A Tesla owner from California has filed a class action lawsuit against the electric carmaker for infringing on customers’ privacy.
As reported by Reuters on Thursday, Tesla employees had been privately sharing “highly invasive videos and images” taken by the car cameras between 2019 and 2022.
The lawsuit was filed by a San Francisco resident, Henry Yeh, who owns a Tesla Model Y, and alleges that employees were able to access the footage for their “tasteless and tortious entertainment” as well as for “the humiliation of those surreptitiously recorded.”
The lawsuit quoted a former employee who is said to have witnessed such behavior, “The employees would watch footage and “rank” it according to the attractiveness of women and the size of their body parts.”
In a statement, an attorney, Jack Fitzgerald representing Yeh said, “Like anyone would be, Mr Yeh was outraged at the idea that Tesla’s cameras can be used to violate his family’s privacy, which the California Constitution scrupulously protects.”
In Fitzgerald words, “Tesla needs to be held accountable for these invasions and for misrepresenting its lax privacy practices to him and other Tesla owners.”
According to the lawsuit, Tesla’s conduct is “particularly egregious” and “highly offensive.”
The suit revealed that Yeh was filing the complaint “against Tesla on behalf of himself, similarly-situated class members, and the general public.” Particularly individuals who owned or leased a Tesla within the past four years.
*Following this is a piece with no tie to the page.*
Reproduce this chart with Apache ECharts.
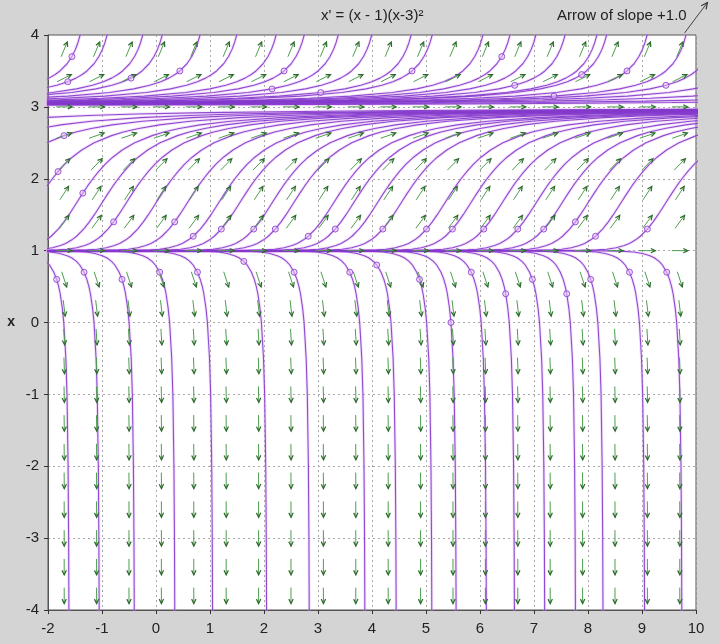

According to a former employee, Tesla employees could see customers “doing laundry and really intimate things. We could see their kids.”
The suit further stated, “Indeed, parents’ interest in their children’s privacy is one of the most fundamental liberty interests society recognizes.”
The lawsuit urged the court “to enjoin Tesla from engaging in its wrongful behavior, including violating the privacy of customers and others, and to recover actual and punitive damages.”